### Request
Omit all pictures and transcribe only the lines in the entries below that run from the line with "Emit a Python" through the line with "from matplotlib.ticker import FuncFormatter".
— Start of Listed records —
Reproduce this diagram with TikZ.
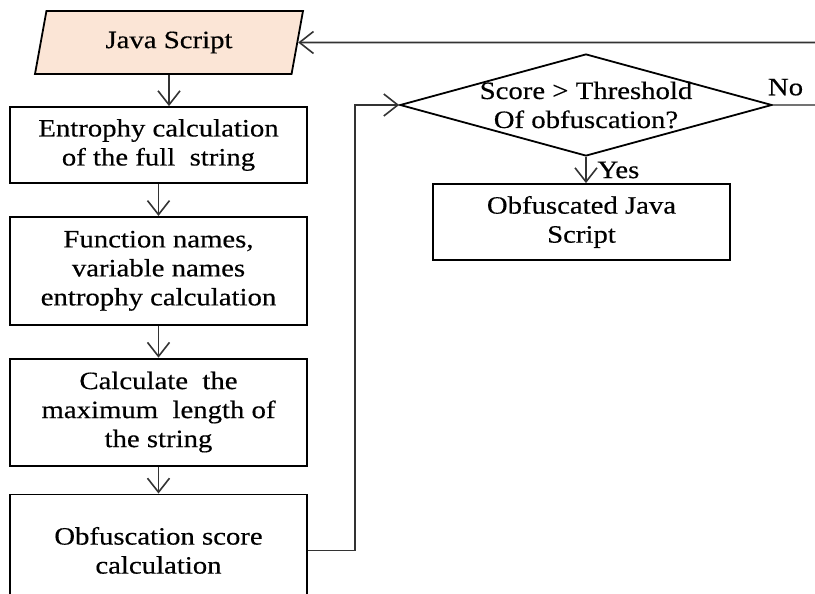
\documentclass[tikz,border=0pt]{standalone}
\usepackage{fontspec}
\setmainfont{Liberation Serif}[FakeStretch=1.15,FakeBold=0.4]
\usetikzlibrary{arrows.meta,positioning,shapes.geometric}
\definecolor{peach}{HTML}{FBE5D6}

\begin{document}
\begin{tikzpicture}[%
    x=0.5pt, y=-0.5pt,
    >={Straight Barb[length=7pt,width=11pt]},
    node distance=16pt,
    font=\fontsize{12.5}{14.5}\selectfont,
    every node/.style={align=center},
    process/.style={draw, line width=0.9pt, minimum width=148.5pt, inner sep=2pt},
    io/.style={trapezium, trapezium left angle=72, trapezium right angle=108,
      trapezium stretches body, draw, line width=0.9pt, fill=peach,
      minimum width=134pt, minimum height=31.5pt},
    decision/.style={diamond, draw, line width=0.9pt, minimum width=186pt,
      minimum height=51pt, inner sep=0pt},
    flow/.style={->, line width=0.8pt, draw=black!80},
  ]
    \path[use as bounding box, clip] (0,0) rectangle (815,594);

    \node[io] (java) at (169,42.5) {Java Script};
    \node[process, minimum height=38pt] (entropy) at (158.5,145)
      {Entrophy calculation\\of the full\ \ string};
    \node[process, minimum height=54pt] (names) [below=of entropy]
      {Function names,\\variable names\\entrophy calculation};
    \node[process, minimum height=53.5pt] (maxlen) [below=of names]
      {Calculate\ \ the\\maximum\ \ length of\\the string};
    \node[process, minimum height=56pt] (score) [below=13.5pt of maxlen]
      {Obfuscation score\\calculation};

    \node[decision, label={[align=center]center:Score > Threshold\\Of obfuscation?}]
      (check) at (586,105) {};
    \node[process, minimum height=38pt] (result) at (581.5,222)
      {Obfuscated Java\\Script};

    \coordinate (elbow) at (355,0);
    \coordinate (noend) at (815,105);
    \coordinate (backin) at (815,42.5);

    \path[flow]
    (entropy) edge (names)
    (names) edge (maxlen)
    (maxlen) edge (score)
    ;
    \draw[flow] (java.south) -- (java.south |- entropy.north);
    \draw[flow] (backin) -- (java.east);
    \draw[flow] (score.east) -- (score.east -| elbow) |- (check.west);
    \draw[flow] (check.south) -- node[right=2pt] {Yes} (check.south |- result.north);
    \draw[line width=0.8pt, draw=black!55] (check.east) -- node[pos=0.3, above=1pt] {No} (noend);
  \end{tikzpicture}
\end{document}
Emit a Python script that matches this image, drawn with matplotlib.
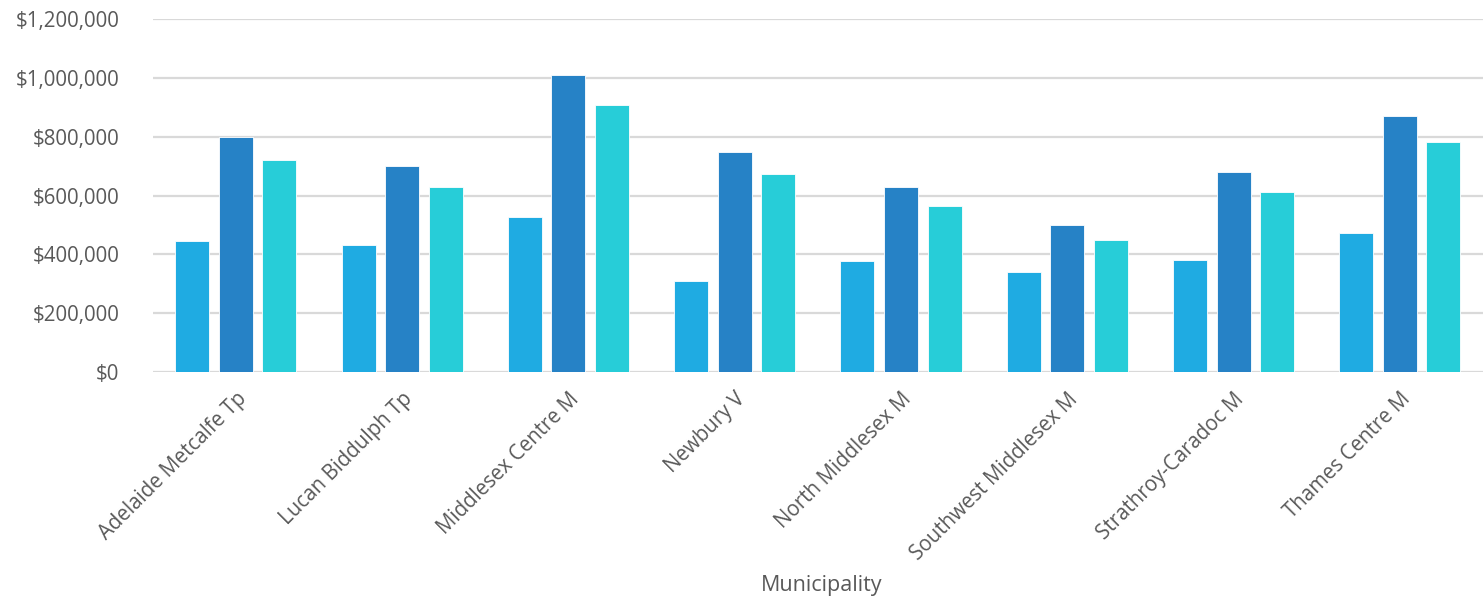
import numpy as np
import matplotlib.pyplot as plt
from matplotlib.ticker import FuncFormatter

municipalities = [
    "Adelaide Metcalfe Tp", "Lucan Biddulph Tp", "Middlesex Centre M",
    "Newbury V", "North Middlesex M", "Southwest Middlesex M",
    "Strathroy-Caradoc M", "Thames Centre M",
]
series_1 = [445000, 432000, 528000, 310000, 376000, 341000, 381000, 472000]
series_2 = [800000, 700000, 1010000, 750000, 630000, 500000, 680000, 871000]
series_3 = [720000, 630000, 908000, 673000, 566000, 449000, 612000, 782000]
colors = ["#1FABE2", "#2682C6", "#27CDD8"]

plt.rcParams["font.family"] = ["Open Sans", "DejaVu Sans"]
text_color = "#595959"

fig = plt.figure(figsize=(14.83, 6.0), dpi=100)
ax = fig.add_axes([0.103, 0.38, 0.897, 0.588])

x = np.arange(len(municipalities))
step = 0.262
width = 0.205
for i, (vals, c) in enumerate(zip([series_1, series_2, series_3], colors)):
    ax.bar(x + (i - 1) * step, vals, width, color=c, edgecolor="white",
           linewidth=0.6, zorder=3)

ax.set_xlim(-0.5, len(municipalities) - 0.5)
ax.set_ylim(0, 1200000)
ax.set_yticks(np.arange(0, 1200001, 200000))
ax.yaxis.set_major_formatter(FuncFormatter(lambda v, _: f"${v:,.0f}"))
ax.grid(axis="y", color="#D9D9D9", linewidth=1.6, zorder=0)
for s in ax.spines.values():
    s.set_visible(False)
ax.tick_params(axis="both", length=0, colors=text_color, labelsize=14.8)
ax.tick_params(axis="y", pad=24)

ax.set_xticks(x)
ax.set_xticklabels(municipalities, rotation=45, ha="right",
                   rotation_mode="anchor")
ax.tick_params(axis="x", pad=12)
ax.set_xlabel("Municipality", fontsize=15.5, color=text_color, va="center")
ax.xaxis.set_label_coords(0.503, -0.606)

fig.savefig("out.png", dpi=100)
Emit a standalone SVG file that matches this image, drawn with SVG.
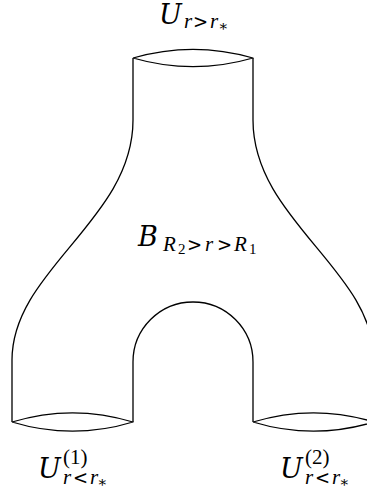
<svg xmlns="http://www.w3.org/2000/svg" width="367" height="495" viewBox="0 0 367 495">
<style>
.ln{fill:none;stroke:#000;stroke-width:1.3;stroke-linejoin:round}
text{font-family:"Liberation Serif","DejaVu Serif",serif;fill:#000}
.it{font-style:italic}
.big{font-family:"DejaVu Serif",serif;font-size:27px;font-style:italic}
.sm{font-size:21px}
.rel{font-family:"DejaVu Serif",serif;font-size:18px}
.xs{font-size:15px}
</style>
<rect width="367" height="495" fill="#fff"/>
<g id="outline">
<path class="ln" d="M133,58 L133,120 C133,220 12,270 12,360 L12,422"/>
<path class="ln" d="M253,58 L253,120 C253,220 374,270 374,360 L374,422"/>
<path class="ln" d="M133,422 L133,362 A60,60 0 0 1 253,362 L253,422"/>
</g>
<g id="cap-top">
<path class="ln" d="M133,58 A216,216 0 0 1 253,58 A216,216 0 0 1 133,58"/>
</g>
<g id="cap-left">
<path class="ln" d="M12,422 A208,208 0 0 1 133,422 A208,208 0 0 1 12,422"/>
</g>
<g id="cap-right">
<path class="ln" d="M253,422 A208,208 0 0 1 374,422 A208,208 0 0 1 253,422"/>
</g>
<g id="label-top">
<text class="big" x="159" y="24">U</text>
<text class="sm it" x="184" y="28">r</text>
<text class="rel" x="193" y="28">&gt;</text>
<text class="sm it" x="210" y="28">r</text>
<text class="xs" x="218" y="31">∗</text>
</g>
<g id="label-mid">
<text class="big" x="138" y="246">B</text>
<text class="sm it" x="163" y="251">R</text>
<text class="xs" x="178" y="254">2</text>
<text class="rel" x="187" y="251">&gt;</text>
<text class="sm it" x="205" y="251">r</text>
<text class="rel" x="217" y="251">&gt;</text>
<text class="sm it" x="234" y="251">R</text>
<text class="xs" x="249" y="254">1</text>
</g>
<g id="label-left">
<text class="big" x="38" y="478">U</text>
<text class="sm" x="63" y="464">(1)</text>
<text class="sm it" x="63" y="484">r</text>
<text class="rel" x="73" y="484">&lt;</text>
<text class="sm it" x="90" y="484">r</text>
<text class="xs" x="97" y="487">∗</text>
</g>
<g id="label-right">
<text class="big" x="280" y="478">U</text>
<text class="sm" x="305" y="464">(2)</text>
<text class="sm it" x="305" y="484">r</text>
<text class="rel" x="315" y="484">&lt;</text>
<text class="sm it" x="332" y="484">r</text>
<text class="xs" x="339" y="487">∗</text>
</g>
</svg>
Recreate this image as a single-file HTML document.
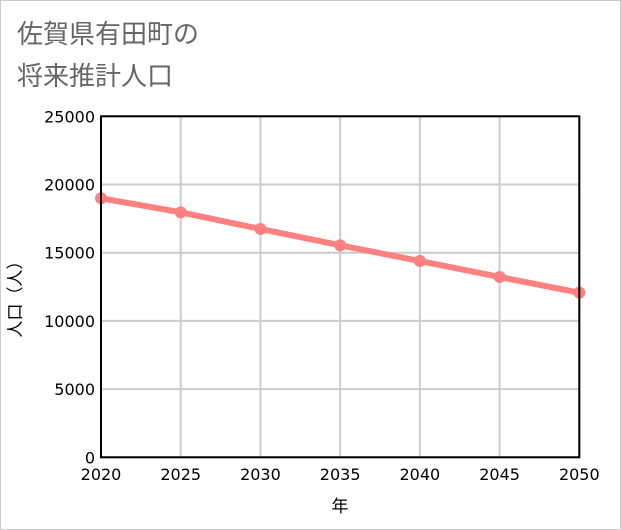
<!DOCTYPE html>
<html><head><meta charset="utf-8"><style>
body{margin:0;background:#fff;}
svg{display:block;font-family:"Liberation Sans","Noto Sans CJK JP",sans-serif;}
</style></head><body>
<svg width="621" height="530">
<rect x="0.5" y="0.5" width="620" height="529" fill="#fff" stroke="#ccc"/>
<text x="17" y="43" font-size="26" fill="#666">佐賀県有田町の</text>
<text x="17" y="85" font-size="26" fill="#666">将来推計人口</text>
<g id="grid"></g>
<g id="marks"></g>
<rect x="101" y="116.3" width="478.3" height="341" fill="none" stroke="#000" stroke-width="2"/>
<text x="21" y="295" font-size="17" fill="#000" transform="rotate(-90 21 295)" text-anchor="middle">人口（人）</text>
<text x="340" y="512" font-size="17" fill="#000" text-anchor="middle">年</text>
</svg>
<script>
const years=[2020,2025,2030,2035,2040,2045,2050];
const population=[18990,17960,16740,15540,14390,13220,12070];
const yTicks=[0,5000,10000,15000,20000,25000];
const X0=101,X1=579.3,Y0=457.3,Y1=116.3;
const xs=v=>X0+(v-2020)/30*(X1-X0);
const ys=v=>Y0-v/25000*(Y0-Y1);
const NS="http://www.w3.org/2000/svg";
const grid=document.getElementById('grid'),marks=document.getElementById('marks');
function mk(tag,attrs,parent){const e=document.createElementNS(NS,tag);for(const k in attrs)e.setAttribute(k,attrs[k]);parent.appendChild(e);return e;}
yTicks.forEach(t=>{
 const l=mk('line',{x1:X0,x2:X1,y1:ys(t),y2:ys(t),stroke:'#ccc','stroke-width':2},grid);
 
 
 const tx=mk('text',{x:X0-6,y:ys(t)+6,'font-size':16,'font-family':'DejaVu Sans, sans-serif','text-anchor':'end',fill:'#000'},grid);
 tx.textContent=t;
 
 
});
years.forEach(y=>{
 const l=mk('line',{x1:xs(y),x2:xs(y),y1:Y1,y2:Y0,stroke:'#ccc','stroke-width':2},grid);
 
 
 const tx=mk('text',{x:xs(y),y:480,'font-size':16,'font-family':'DejaVu Sans, sans-serif','text-anchor':'middle',fill:'#000'},grid);
 tx.textContent=y;
 
 
});
const pl=mk('polyline',{points:years.map((y,i)=>xs(y)+','+ys(population[i])).join(' '),fill:'none',stroke:'#ff8080','stroke-width':6},marks);


years.forEach((y,i)=>{
 const c=mk('circle',{cx:xs(y),cy:ys(population[i]),r:6,fill:'#ff8080'},marks);
 
 
});
</script>
</body></html>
— End of Listed records —
### Correct response
Emit a Python script that matches this image, drawn with matplotlib.
import numpy as np
import matplotlib.pyplot as plt
from matplotlib.ticker import FuncFormatter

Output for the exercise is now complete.